Both saline and silicone implants are popular choices among surgeons and patients. In general, patients with a decent amount of breast tissue are good candidates for saline implants, while those with limited tissue and thin chest walls will benefit from silicone.
Is Silicone Safe?
Patients sometimes have concerns about the safety of silicone breast implants because of the attention they received in the media years ago. However, the FDA did approve their safety. In addition, no evidence links silicone breast implants to cancer, auto-immune deficiency disease, or any other illness. Ultimately, 62% of today’s breast augmentation patients choose silicone over saline. For reconstruction cases, they choose them 3 times more often.
Breast Augmentation or Lift?
Breast augmentation helps with size, but it will not correct sagging. If you are happy with the shape and laxity of your breasts, then implants alone may meet your cosmetic goals. However, if sagging is what is most bothersome to you, then you may consider a breast lift. During your consult, we will determine if you are better suited for breast augmentation, a lift, or a combination of the two.
Risk of Rupture?
Modern engineering creates strong and durable implants. With proper care and regular check-ups, the risks for rupture are rare. If a saline implant does rupture, the solution will be absorbed by the body and the implant will deflate, becoming visibly noticeable. If a silicone implant ruptures, the cohesive gel will likely stay intact and not leak into the body. An MRI will be necessary to detect a silicone defect.
How Long do They Last?
Most implants last about 10 to 15 years. Some last even longer. If there is no rupture, leakage, deflation, or any other visible defects (such as rippling), then there is no need to change the implant or have any type of secondary surgery.
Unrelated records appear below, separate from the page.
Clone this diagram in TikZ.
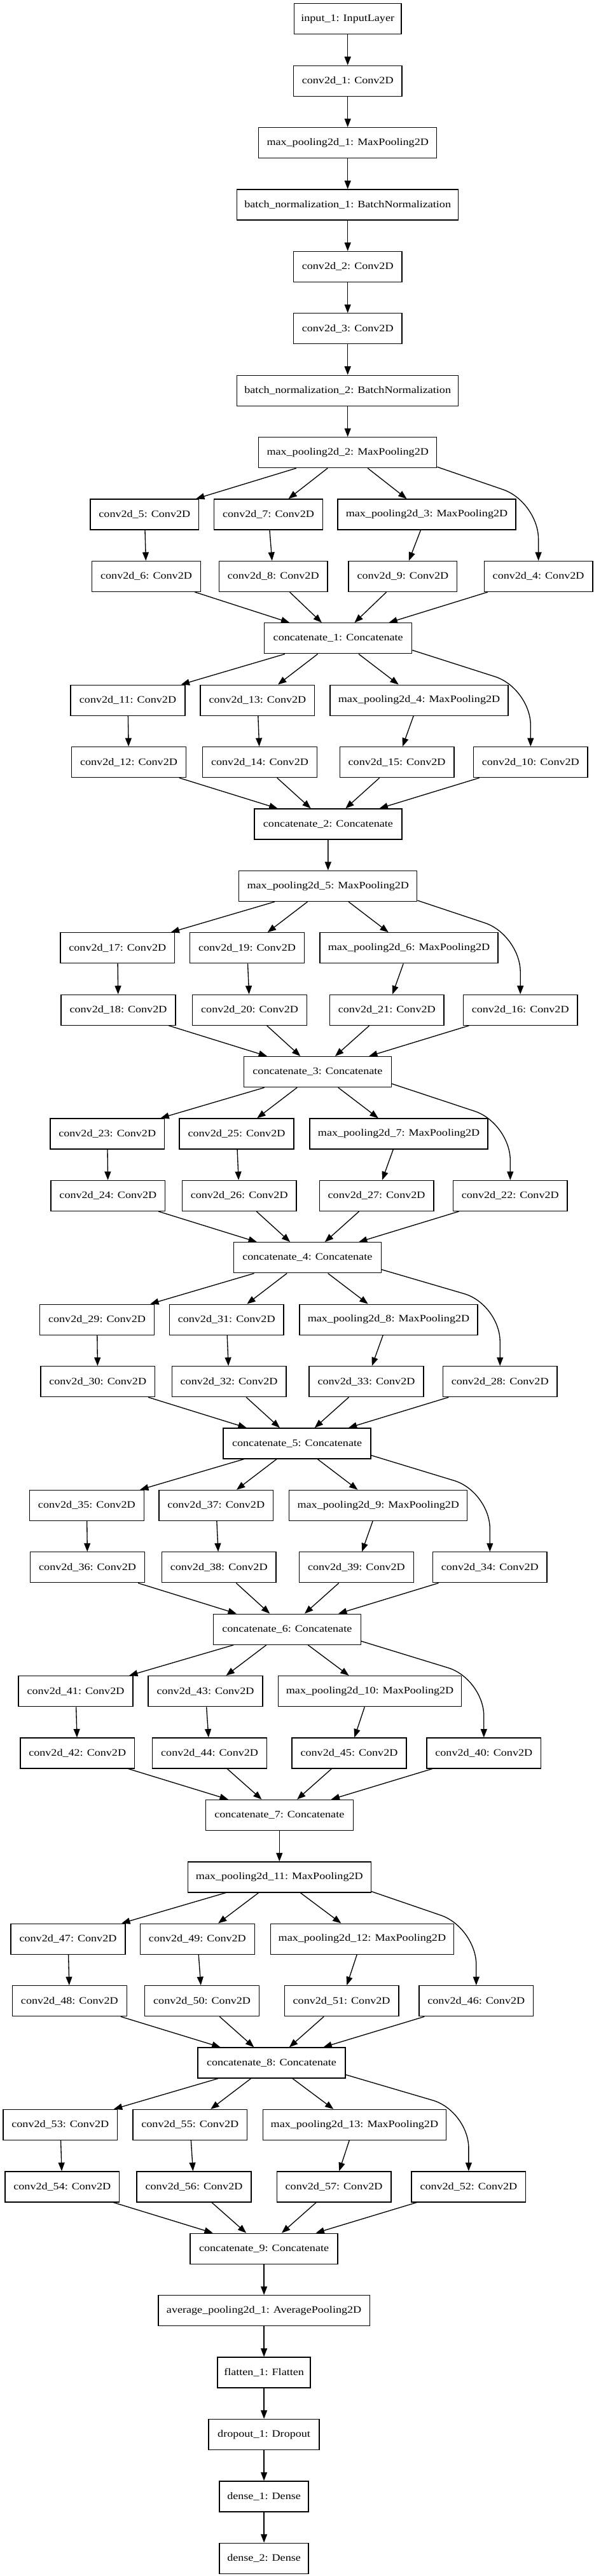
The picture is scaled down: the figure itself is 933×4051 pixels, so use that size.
\documentclass[tikz,border=0pt]{standalone}
\usepackage{fontspec}
\setmainfont{Liberation Serif}[FakeStretch=1.16]
\usetikzlibrary{arrows.meta}
\tikzset{
  box/.style={draw, line width=1pt, minimum height=36pt, inner xsep=1pt, inner ysep=0pt,
              font=\fontsize{11.7pt}{14pt}\selectfont, fill=white},
  boxw/.style={box, minimum width=#1*0.75pt},
  cv/.style={boxw=170.5},
  cvv/.style={boxw=179.7},
  mp/.style={boxw=280},
  mpp/.style={boxw=288},
  cat/.style={boxw=232},
  arr/.style={line width=1pt, -{Triangle[length=10pt,width=7.5pt]}},
  longedge/.style={arr, rounded corners=44pt},
}
\begin{document}
\begin{tikzpicture}[x=0.75pt, y=-0.75pt]
\fill[white] (0,0) rectangle (933,4051);
\useasboundingbox (0,0) rectangle (933,4051);

% stem
\node[boxw=168.7] (input) at (546.7,29.8) {input\_1: InputLayer};
\node[cv] (c1) at (546.7,127.2) {conv2d\_1: Conv2D};
\node[mp] (mp1) at (546.7,224.6) {max\_pooling2d\_1: MaxPooling2D};
\node[boxw=348] (bn1) at (546.7,322.0) {batch\_normalization\_1: BatchNormalization};
\node[cv] (c2) at (546.7,419.4) {conv2d\_2: Conv2D};
\node[cv] (c3) at (546.7,516.8) {conv2d\_3: Conv2D};
\node[boxw=348] (bn2) at (546.7,614.2) {batch\_normalization\_2: BatchNormalization};
\node[mp] (mp2) at (546.7,711.6) {max\_pooling2d\_2: MaxPooling2D};

% block 1
\node[cv] (c5) at (227.3,809.0) {conv2d\_5: Conv2D};
\node[cv] (c7) at (422.0,809.0) {conv2d\_7: Conv2D};
\node[mp] (mp3) at (671.0,809.0) {max\_pooling2d\_3: MaxPooling2D};
\node[cv] (c6) at (230.0,906.4) {conv2d\_6: Conv2D};
\node[cv] (c8) at (429.7,906.4) {conv2d\_8: Conv2D};
\node[cv] (c9) at (633.4,906.4) {conv2d\_9: Conv2D};
\node[cv] (c4) at (846.6,906.4) {conv2d\_4: Conv2D};
\node[cat] (cat1) at (531.7,1003.8) {concatenate\_1: Concatenate};

% block 2
\node[cvv] (c11) at (201.0,1101.2) {conv2d\_11: Conv2D};
\node[cvv] (c13) at (404.9,1101.2) {conv2d\_13: Conv2D};
\node[mp] (mp4) at (659.0,1101.2) {max\_pooling2d\_4: MaxPooling2D};
\node[cvv] (c12) at (202.5,1198.6) {conv2d\_12: Conv2D};
\node[cvv] (c14) at (408.5,1198.6) {conv2d\_14: Conv2D};
\node[cvv] (c15) at (624.1,1198.6) {conv2d\_15: Conv2D};
\node[cvv] (c10) at (834.3,1198.6) {conv2d\_10: Conv2D};
\node[cat] (cat2) at (515.9,1296.0) {concatenate\_2: Concatenate};
\node[mp] (mp5) at (515.8,1393.4) {max\_pooling2d\_5: MaxPooling2D};

% block 3
\node[cvv] (c17) at (184.8,1490.8) {conv2d\_17: Conv2D};
\node[cvv] (c19) at (388.5,1490.8) {conv2d\_19: Conv2D};
\node[mp] (mp6) at (643.0,1490.8) {max\_pooling2d\_6: MaxPooling2D};
\node[cvv] (c18) at (186.0,1588.2) {conv2d\_18: Conv2D};
\node[cvv] (c20) at (392.6,1588.2) {conv2d\_20: Conv2D};
\node[cvv] (c21) at (608.3,1588.2) {conv2d\_21: Conv2D};
\node[cvv] (c16) at (818.2,1588.2) {conv2d\_16: Conv2D};
\node[cat] (cat3) at (499.4,1685.6) {concatenate\_3: Concatenate};

% block 4
\node[cvv] (c23) at (168.7,1783.0) {conv2d\_23: Conv2D};
\node[cvv] (c25) at (372.0,1783.0) {conv2d\_25: Conv2D};
\node[mp] (mp7) at (627.1,1783.0) {max\_pooling2d\_7: MaxPooling2D};
\node[cvv] (c24) at (169.9,1880.4) {conv2d\_24: Conv2D};
\node[cvv] (c26) at (376.2,1880.4) {conv2d\_26: Conv2D};
\node[cvv] (c27) at (592.1,1880.4) {conv2d\_27: Conv2D};
\node[cvv] (c22) at (802.3,1880.4) {conv2d\_22: Conv2D};
\node[cat] (cat4) at (483.3,1977.8) {concatenate\_4: Concatenate};

% block 5
\node[cvv] (c29) at (152.5,2075.2) {conv2d\_29: Conv2D};
\node[cvv] (c31) at (356.2,2075.2) {conv2d\_31: Conv2D};
\node[mp] (mp8) at (611.0,2075.2) {max\_pooling2d\_8: MaxPooling2D};
\node[cvv] (c30) at (153.7,2172.6) {conv2d\_30: Conv2D};
\node[cvv] (c32) at (360.1,2172.6) {conv2d\_32: Conv2D};
\node[cvv] (c33) at (576.0,2172.6) {conv2d\_33: Conv2D};
\node[cvv] (c28) at (786.2,2172.6) {conv2d\_28: Conv2D};
\node[cat] (cat5) at (467.1,2270.0) {concatenate\_5: Concatenate};

% block 6
\node[cvv] (c35) at (136.4,2367.4) {conv2d\_35: Conv2D};
\node[cvv] (c37) at (339.7,2367.4) {conv2d\_37: Conv2D};
\node[mp] (mp9) at (594.8,2367.4) {max\_pooling2d\_9: MaxPooling2D};
\node[cvv] (c36) at (137.6,2464.8) {conv2d\_36: Conv2D};
\node[cvv] (c38) at (344.2,2464.8) {conv2d\_38: Conv2D};
\node[cvv] (c39) at (560.4,2464.8) {conv2d\_39: Conv2D};
\node[cvv] (c34) at (770.3,2464.8) {conv2d\_34: Conv2D};
\node[cat] (cat6) at (451.3,2562.2) {concatenate\_6: Concatenate};

% block 7
\node[cvv] (c41) at (119.0,2659.6) {conv2d\_41: Conv2D};
\node[cvv] (c43) at (323.0,2659.6) {conv2d\_43: Conv2D};
\node[mpp] (mp10) at (581.6,2659.6) {max\_pooling2d\_10: MaxPooling2D};
\node[cvv] (c42) at (121.7,2757.0) {conv2d\_42: Conv2D};
\node[cvv] (c44) at (329.6,2757.0) {conv2d\_44: Conv2D};
\node[cvv] (c45) at (549.0,2757.0) {conv2d\_45: Conv2D};
\node[cvv] (c40) at (760.8,2757.0) {conv2d\_40: Conv2D};
\node[cat] (cat7) at (439.3,2854.4) {concatenate\_7: Concatenate};
\node[mpp] (mp11) at (439.3,2951.8) {max\_pooling2d\_11: MaxPooling2D};

% block 8
\node[cvv] (c47) at (107.0,3049.2) {conv2d\_47: Conv2D};
\node[cvv] (c49) at (310.4,3049.2) {conv2d\_49: Conv2D};
\node[mpp] (mp12) at (569.4,3049.2) {max\_pooling2d\_12: MaxPooling2D};
\node[cvv] (c48) at (109.4,3146.6) {conv2d\_48: Conv2D};
\node[cvv] (c50) at (317.6,3146.6) {conv2d\_50: Conv2D};
\node[cvv] (c51) at (537.1,3146.6) {conv2d\_51: Conv2D};
\node[cvv] (c46) at (748.8,3146.6) {conv2d\_46: Conv2D};
\node[cat] (cat8) at (427.0,3244.0) {concatenate\_8: Concatenate};

% block 9
\node[cvv] (c53) at (94.8,3341.4) {conv2d\_53: Conv2D};
\node[cvv] (c55) at (298.8,3341.4) {conv2d\_55: Conv2D};
\node[mpp] (mp13) at (557.4,3341.4) {max\_pooling2d\_13: MaxPooling2D};
\node[cvv] (c54) at (97.8,3438.8) {conv2d\_54: Conv2D};
\node[cvv] (c56) at (305.0,3438.8) {conv2d\_56: Conv2D};
\node[cvv] (c57) at (525.1,3438.8) {conv2d\_57: Conv2D};
\node[cvv] (c52) at (736.9,3438.8) {conv2d\_52: Conv2D};
\node[cat] (cat9) at (415.1,3536.2) {concatenate\_9: Concatenate};

% head
\node[boxw=332.5] (avg) at (415.1,3633.6) {average\_pooling2d\_1: AveragePooling2D};
\node[boxw=146] (flat) at (415.1,3731.0) {flatten\_1: Flatten};
\node[boxw=174] (drop) at (415.1,3828.4) {dropout\_1: Dropout};
\node[boxw=140] (d1) at (415.1,3925.8) {dense\_1: Dense};
\node[boxw=140] (d2) at (415.1,4023.2) {dense\_2: Dense};

% stem edges
\draw[arr] (input) -- (c1);
\draw[arr] (c1) -- (mp1);
\draw[arr] (mp1) -- (bn1);
\draw[arr] (bn1) -- (c2);
\draw[arr] (c2) -- (c3);
\draw[arr] (c3) -- (bn2);
\draw[arr] (bn2) -- (mp2);

% inception blocks: source / row1 / row2 / concat
\foreach \s/\a/\b/\m/\aa/\bb/\mm/\r/\c in {
  mp2/c5/c7/mp3/c6/c8/c9/c4/cat1,
  cat1/c11/c13/mp4/c12/c14/c15/c10/cat2,
  mp5/c17/c19/mp6/c18/c20/c21/c16/cat3,
  cat3/c23/c25/mp7/c24/c26/c27/c22/cat4,
  cat4/c29/c31/mp8/c30/c32/c33/c28/cat5,
  cat5/c35/c37/mp9/c36/c38/c39/c34/cat6,
  cat6/c41/c43/mp10/c42/c44/c45/c40/cat7,
  mp11/c47/c49/mp12/c48/c50/c51/c46/cat8,
  cat8/c53/c55/mp13/c54/c56/c57/c52/cat9}{
  \draw[arr] (\s) -- (\a);
  \draw[arr] (\s) -- (\b);
  \draw[arr] (\s) -- (\m);
  \draw[arr] (\a) -- (\aa);
  \draw[arr] (\b) -- (\bb);
  \draw[arr] (\m) -- (\mm);
  \draw[arr] (\aa) -- (\c);
  \draw[arr] (\bb) -- (\c);
  \draw[arr] (\mm) -- (\c);
  \draw[arr] (\r) -- (\c);
}

% long branches
\draw[longedge] ([yshift=1.5pt]mp2.south east) -- (846.6,789.0) -- (c4.north);
\draw[longedge] ([yshift=4.5pt]cat1.south east) -- (834.3,1082.0) -- (c10.north);
\draw[longedge] ([yshift=1.5pt]mp5.south east) -- (818.2,1470.0) -- (c16.north);
\draw[longedge] ([yshift=4.5pt]cat3.south east) -- (802.3,1766.0) -- (c22.north);
\draw[longedge] ([yshift=4.5pt]cat4.south east) -- (786.2,2051.0) -- (c28.north);
\draw[longedge] ([yshift=4.5pt]cat5.south east) -- (770.3,2345.5) -- (c34.north);
\draw[longedge] ([yshift=4.5pt]cat6.south east) -- (760.8,2640.0) -- (c40.north);
\draw[longedge] ([yshift=1.5pt]mp11.south east) -- (748.8,3031.0) -- (c46.north);
\draw[longedge] ([yshift=4.5pt]cat8.south east) -- (736.9,3319.5) -- (c52.north);

% linear links
\draw[arr] (cat2) -- (mp5);
\draw[arr] (cat7) -- (mp11);
\draw[arr] (cat9) -- (avg);
\draw[arr] (avg) -- (flat);
\draw[arr] (flat) -- (drop);
\draw[arr] (drop) -- (d1);
\draw[arr] (d1) -- (d2);
\end{tikzpicture}
\end{document}
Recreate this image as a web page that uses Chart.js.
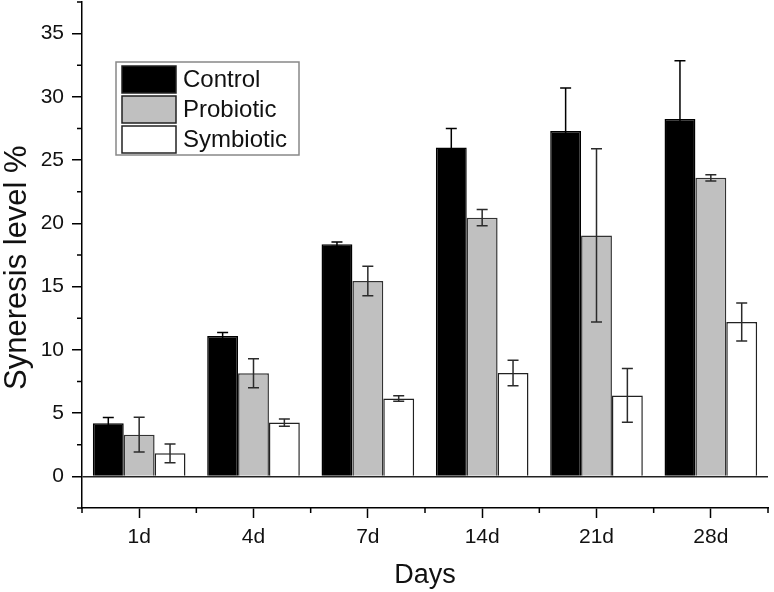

How Long Do Implants Last?
In short, there’s been discussion or concern that implants only last about ten years. Actually, when the implants are made – whether they are silicone based or saline based or anatomical or gel – they are not made as a lifetime type of device; however, they may still last a lifetime. The most important factors in the longevity of breast implants is how well you maintain them and how well the breast tissue and the body heals to the site. The long term adverse effects are about 1% a year.
Normally, that’s where the discussion after about ten years comes into play. Typically, the situation that occurs that requires implant replacement is something such as a rupture or capsular contracture where the scar around the implant becomes hardened to the point where it’s uncomfortable or deforming.
Other Removal Situations
Other situations require removal due to potential infection, but are usually identified early. With normal maintenance and no concerns in the way the breast looks, feels, and presents itself with any changes of any breast volume due to weight change, pregnancy, or any other changes, implant removal is not necessary. The FDA recommends an MRI every 3 years to evaluate the integrity of the shell because sometimes with silicone implants, you can’t tell if there is any leakage around the implant because of the cohesiveness. If a doctor monitors a patient for these conditions, a patient can maintain their implants.
Saline, on the other hand, if they deflate, it’s pretty obvious that there’s a deflation that occurs and requires removal of the implant. The majority of the time the risk for adverse reaction is about 1% per year over the lifetime of the implant. While not made to last a lifetime, your breast implants often will.